Jim Naureckas, the editor of Fairness and Accuracy in Reporting’s watchdog journal Extra!, explained how the purchase could impact people locally as well.
“Local newspapers are the main vehicle for the public to get a glimpse of what’s going on at the level of government that most impacts their lives,” Naureckas told Common Dreams. “Las Vegas is a one-industry town, and Adelson is a casino billionaire who is part of that industry. This is not going to be good for the people of Las Vegas.”
The warnings are the latest twist to a saga that started off shrouded in secrecy.

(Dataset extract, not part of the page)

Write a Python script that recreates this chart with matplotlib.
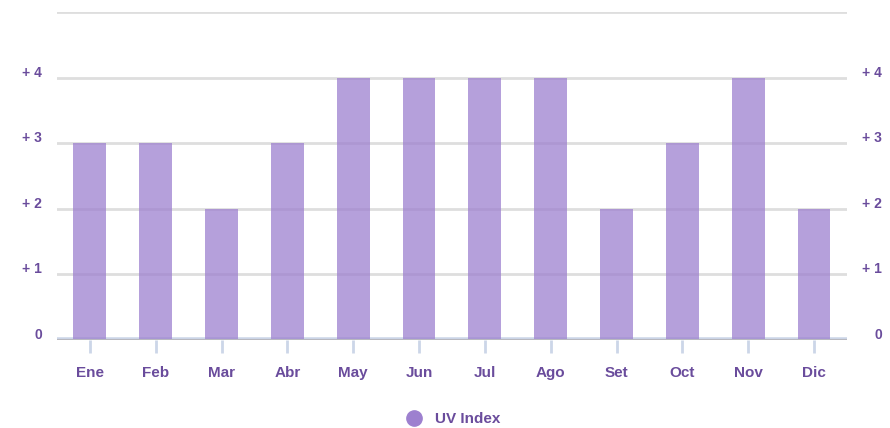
import matplotlib.pyplot as plt
import matplotlib.transforms as mtransforms
import numpy as np
from matplotlib.lines import Line2D

months = ['Ene', 'Feb', 'Mar', 'Abr', 'May', 'Jun', 'Jul', 'Ago', 'Set', 'Oct', 'Nov', 'Dic']
uv_index = [3, 3, 2, 3, 4, 4, 4, 4, 2, 3, 4, 2]
y_ticks = [0, 1, 2, 3, 4]
y_labels = ['0', '+ 1', '+ 2', '+ 3', '+ 4']

bar_color = '#9d80cf'
text_color = '#6a4c9c'

plt.rcParams['font.family'] = ['Liberation Sans', 'DejaVu Sans']

fig = plt.figure(figsize=(8.9, 4.28), dpi=100)
ax = fig.add_axes([0.064, 0.2056, 0.8876, 0.7664])

x = np.arange(len(months))
ax.bar(x, uv_index, width=0.5, color=bar_color, alpha=0.75, zorder=3)

ax.set_xlim(-0.5, len(months) - 0.5)
ax.set_ylim(0, 5)

# light horizontal grid, drawn over by the translucent bars
for v in range(1, 6):
    ax.axhline(v, color='#dedede', lw=2, zorder=1)
ax.axhline(0, color='#ccd6e8', lw=4, zorder=2)
ax.axhline(0, color='#b8b8bf', lw=1.5, zorder=4)

for s in ax.spines.values():
    s.set_visible(False)

ax.set_xticks(x)
ax.set_xticklabels(months, color=text_color, fontsize=11, fontweight='bold')
ax.tick_params(axis='x', length=9, width=2, color='#ccd6e8', pad=10)

# y labels on both sides, sitting just above their grid lines
ax.set_yticks([])
trans = ax.get_yaxis_transform() + mtransforms.ScaledTranslation(0, -1.5 / 72, fig.dpi_scale_trans)
for v, lab in zip(y_ticks, y_labels):
    ax.text(-0.019, v, lab, transform=trans, ha='right', va='bottom',
            color=text_color, fontsize=10, fontweight='bold')
    ax.text(1.0443, v, lab, transform=trans, ha='right', va='bottom',
            color=text_color, fontsize=10, fontweight='bold')

handle = Line2D([], [], marker='o', linestyle='none', markersize=11,
                markerfacecolor=bar_color, markeredgecolor=bar_color)
leg = fig.legend([handle], ['UV Index'], loc='center', bbox_to_anchor=(0.505, 0.02),
                 frameon=False, handletextpad=0.4,
                 prop={'weight': 'bold', 'size': 11})
for t in leg.get_texts():
    t.set_color(text_color)

fig.savefig('out.png', dpi=100)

Earlier this month, staffers at the Las Vegas paper announced on Twitter that a buyer had purchased the publication for $140 million on the condition of anonymity, including from the outlet’s own workers. In demanding information about their new owner, journalists cited ethical requirements for journalistic transparency, and according to the New York Times, some were actively investigating the sale for a potential article.
But then late last week, Fortune published the explosive revelation that Adelson—a controversial figure—had orchestrated the sale and structured it through his son-in-law Patrick Dumont, the current senior vice president of finance and strategy at Adelson’s Las Vegas Sands Corp.